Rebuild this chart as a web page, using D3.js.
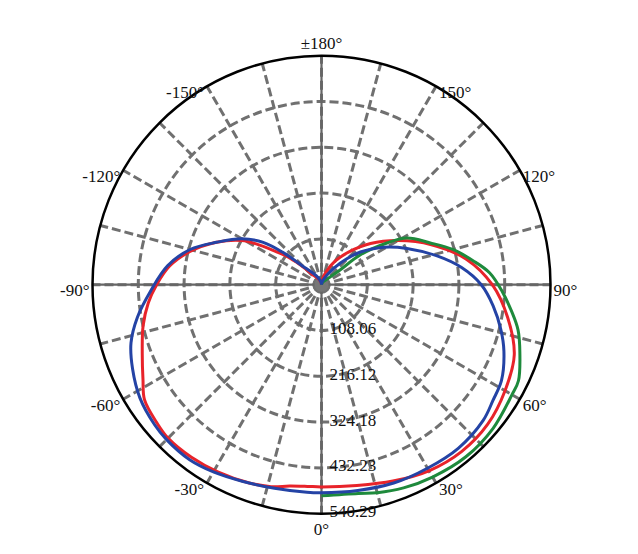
<!DOCTYPE html>
<html><head><meta charset="utf-8">
<script src="https://cdn.jsdelivr.net/npm/d3@7"></script>
<style>body{margin:0;background:#fff}svg{display:block}</style>
</head><body><svg id="c" width="638" height="554"></svg>
<script>
const maxValue = 540.29;
const ringValues = [108.06, 216.12, 324.18, 432.23, 540.29];
const ringLabels = ["108.06", "216.12", "324.18", "432.23", "540.29"];
const angleTicks = [0, 30, 60, 90, 120, 150, 180, -150, -120, -90, -60, -30];
const angleLabels = ["0°", "30°", "60°", "90°", "120°", "150°", "±180°", "-150°", "-120°", "-90°", "-60°", "-30°"];
const spokeAngles = d3.range(0, 360, 15);

const redAngles = [-180,-170,-160,-150,-140,-135,-132,-131,-129,-126,-122,-119,-112,-104,-97,-90,-84,-77,-69,-62,-57,-50,-45,-37,-29,-20,-14,-9,-4,0,10,20,30,40,50,60,70,80,90,100,110,120,130,140,150,160,170,180];
const redValues = [0,5,9,17,28,52,80,87,109,134,182,215,267,321,361,389,411,432,453,477,498,507,512,510,505,498,491,481,477,477,481,493,507,514,512,500,484,446,403,347,276,208,151,101,64,33,14,0];

const greenAngles = [0,10,15,22,30,40,50,60,64,71,77,82,88,94,99,105,111,118.6,122.5,127.6,128.5,135,150,165,180];
const greenValues = [498,500,508,517,524,530,528,519,517,495,476,453,426,398,362,321,275,230,183,115,56,20,8,3,0];

const blueAngles = [-180,-170,-160,-150,-140,-135,-130,-126,-120,-112,-105,-97,-88,-80,-73,-66,-58,-50,-45,-37,-30,-22,-13,-4,0,10,20,30,40,50,56,62,70,76,83,90,97,104,113,121,130,139,150,160,170,180];
const blueValues = [0,5,12,24,42,61,118,170,217,267,321,366,403,441,470,488,505,514,517,517,510,500,493,491,491,493,498,500,503,498,488,481,458,436,408,377,333,281,219,172,120,68,28,12,5,0];

const FONT = "'Liberation Serif', 'Times New Roman', Times, 'DejaVu Serif', serif";
const W = 638, H = 554, cx = 321.5, cy = 284.7, R = 229;
const svg = d3.select("#c");
const g = svg.append("g").attr("transform", `translate(${cx},${cy})`);
const rScale = d3.scaleLinear().domain([0, maxValue]).range([0, R]);
const toRad = d => d * Math.PI / 180;
// angle convention: 0 at bottom, positive toward the right
const px = (deg, r) => r * Math.sin(toRad(deg));
const py = (deg, r) => r * Math.cos(toRad(deg));

const grid = "#707070";
g.selectAll("line.spoke").data(spokeAngles).join("line")
  .attr("x1", 0).attr("y1", 0)
  .attr("x2", d => px(d, R)).attr("y2", d => py(d, R))
  .attr("stroke", grid).attr("stroke-width", 3).attr("stroke-dasharray", "9,4");
g.selectAll("circle.ring").data(ringValues.slice(0, -1)).join("circle")
  .attr("r", d => rScale(d)).attr("fill", "none")
  .attr("stroke", grid).attr("stroke-width", 3).attr("stroke-dasharray", "9,4");
g.selectAll("line.axis").data([0, 90]).join("line")
  .attr("x1", d => px(d, R)).attr("y1", d => py(d, R))
  .attr("x2", d => px(d + 180, R)).attr("y2", d => py(d + 180, R))
  .attr("stroke", "#666").attr("stroke-width", 2.2);
g.append("circle").attr("r", 7).attr("fill", "#777");

const line = d3.lineRadial()
  .angle(d => Math.PI - toRad(d[0]))
  .radius(d => rScale(d[1]))
  .curve(d3.curveCatmullRom.alpha(0.5));
const series = [
  {a: redAngles, v: redValues, c: "#e8232a"},
  {a: greenAngles, v: greenValues, c: "#1e8a3c"},
  {a: blueAngles, v: blueValues, c: "#2443a5"}
];
series.forEach(s => {
  g.append("path").datum(d3.zip(s.a, s.v))
    .attr("d", line).attr("fill", "none")
    .attr("stroke", s.c).attr("stroke-width", 3).attr("stroke-linejoin", "round");
});

g.append("circle").attr("r", R).attr("fill", "none").attr("stroke", "#000").attr("stroke-width", 2.5);

g.selectAll("text.rl").data(ringValues).join("text")
  .attr("font-family", FONT).attr("fill", "#111")
  .attr("x", 8).attr("y", d => rScale(d) - 2)
  .attr("dominant-baseline", "central")
  .attr("font-size", 17).text((d, i) => ringLabels[i]);

angleTicks.forEach((a, i) => {
  const t = g.append("text").attr("font-family", FONT).attr("fill", "#111")
    .attr("font-size", 17).attr("text-anchor", "middle")
    .attr("dominant-baseline", "central").text(angleLabels[i]);
  const w = t.node().getComputedTextLength();
  const s = Math.sin(toRad(a)), c = Math.cos(toRad(a));
  let x = px(a, R), y = py(a, R);
  if (Math.abs(s) < 0.01) { y += c > 0 ? 16 : -12; }
  else { x += Math.sign(s) * (w / 2 + 3); y += 6; }
  t.attr("x", x).attr("y", y);
});
</script></body></html>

# # # # #

## DIRECTIONS
Omit the pictures, then output the rest of the listing exactly.

## TASK RESPONSE
Rebuild this chart as a web page, using D3.js.
<!DOCTYPE html>
<html><head><meta charset="utf-8">
<script src="https://cdn.jsdelivr.net/npm/d3@7"></script>
<style>body{margin:0;background:#fff}svg{display:block}</style>
</head><body><svg id="c" width="638" height="554"></svg>
<script>
const maxValue = 540.29;
const ringValues = [108.06, 216.12, 324.18, 432.23, 540.29];
const ringLabels = ["108.06", "216.12", "324.18", "432.23", "540.29"];
const angleTicks = [0, 30, 60, 90, 120, 150, 180, -150, -120, -90, -60, -30];
const angleLabels = ["0°", "30°", "60°", "90°", "120°", "150°", "±180°", "-150°", "-120°", "-90°", "-60°", "-30°"];
const spokeAngles = d3.range(0, 360, 15);

const redAngles = [-180,-170,-160,-150,-140,-135,-132,-131,-129,-126,-122,-119,-112,-104,-97,-90,-84,-77,-69,-62,-57,-50,-45,-37,-29,-20,-14,-9,-4,0,10,20,30,40,50,60,70,80,90,100,110,120,130,140,150,160,170,180];
const redValues = [0,5,9,17,28,52,80,87,109,134,182,215,267,321,361,389,411,432,453,477,498,507,512,510,505,498,491,481,477,477,481,493,507,514,512,500,484,446,403,347,276,208,151,101,64,33,14,0];

const greenAngles = [0,10,15,22,30,40,50,60,64,71,77,82,88,94,99,105,111,118.6,122.5,127.6,128.5,135,150,165,180];
const greenValues = [498,500,508,517,524,530,528,519,517,495,476,453,426,398,362,321,275,230,183,115,56,20,8,3,0];

const blueAngles = [-180,-170,-160,-150,-140,-135,-130,-126,-120,-112,-105,-97,-88,-80,-73,-66,-58,-50,-45,-37,-30,-22,-13,-4,0,10,20,30,40,50,56,62,70,76,83,90,97,104,113,121,130,139,150,160,170,180];
const blueValues = [0,5,12,24,42,61,118,170,217,267,321,366,403,441,470,488,505,514,517,517,510,500,493,491,491,493,498,500,503,498,488,481,458,436,408,377,333,281,219,172,120,68,28,12,5,0];

const FONT = "'Liberation Serif', 'Times New Roman', Times, 'DejaVu Serif', serif";
const W = 638, H = 554, cx = 321.5, cy = 284.7, R = 229;
const svg = d3.select("#c");
const g = svg.append("g").attr("transform", `translate(${cx},${cy})`);
const rScale = d3.scaleLinear().domain([0, maxValue]).range([0, R]);
const toRad = d => d * Math.PI / 180;
// angle convention: 0 at bottom, positive toward the right
const px = (deg, r) => r * Math.sin(toRad(deg));
const py = (deg, r) => r * Math.cos(toRad(deg));

const grid = "#707070";
g.selectAll("line.spoke").data(spokeAngles).join("line")
  .attr("x1", 0).attr("y1", 0)
  .attr("x2", d => px(d, R)).attr("y2", d => py(d, R))
  .attr("stroke", grid).attr("stroke-width", 3).attr("stroke-dasharray", "9,4");
g.selectAll("circle.ring").data(ringValues.slice(0, -1)).join("circle")
  .attr("r", d => rScale(d)).attr("fill", "none")
  .attr("stroke", grid).attr("stroke-width", 3).attr("stroke-dasharray", "9,4");
g.selectAll("line.axis").data([0, 90]).join("line")
  .attr("x1", d => px(d, R)).attr("y1", d => py(d, R))
  .attr("x2", d => px(d + 180, R)).attr("y2", d => py(d + 180, R))
  .attr("stroke", "#666").attr("stroke-width", 2.2);
g.append("circle").attr("r", 7).attr("fill", "#777");

const line = d3.lineRadial()
  .angle(d => Math.PI - toRad(d[0]))
  .radius(d => rScale(d[1]))
  .curve(d3.curveCatmullRom.alpha(0.5));
const series = [
  {a: redAngles, v: redValues, c: "#e8232a"},
  {a: greenAngles, v: greenValues, c: "#1e8a3c"},
  {a: blueAngles, v: blueValues, c: "#2443a5"}
];
series.forEach(s => {
  g.append("path").datum(d3.zip(s.a, s.v))
    .attr("d", line).attr("fill", "none")
    .attr("stroke", s.c).attr("stroke-width", 3).attr("stroke-linejoin", "round");
});

g.append("circle").attr("r", R).attr("fill", "none").attr("stroke", "#000").attr("stroke-width", 2.5);

g.selectAll("text.rl").data(ringValues).join("text")
  .attr("font-family", FONT).attr("fill", "#111")
  .attr("x", 8).attr("y", d => rScale(d) - 2)
  .attr("dominant-baseline", "central")
  .attr("font-size", 17).text((d, i) => ringLabels[i]);

angleTicks.forEach((a, i) => {
  const t = g.append("text").attr("font-family", FONT).attr("fill", "#111")
    .attr("font-size", 17).attr("text-anchor", "middle")
    .attr("dominant-baseline", "central").text(angleLabels[i]);
  const w = t.node().getComputedTextLength();
  const s = Math.sin(toRad(a)), c = Math.cos(toRad(a));
  let x = px(a, R), y = py(a, R);
  if (Math.abs(s) < 0.01) { y += c > 0 ? 16 : -12; }
  else { x += Math.sign(s) * (w / 2 + 3); y += 6; }
  t.attr("x", x).attr("y", y);
});
</script></body></html>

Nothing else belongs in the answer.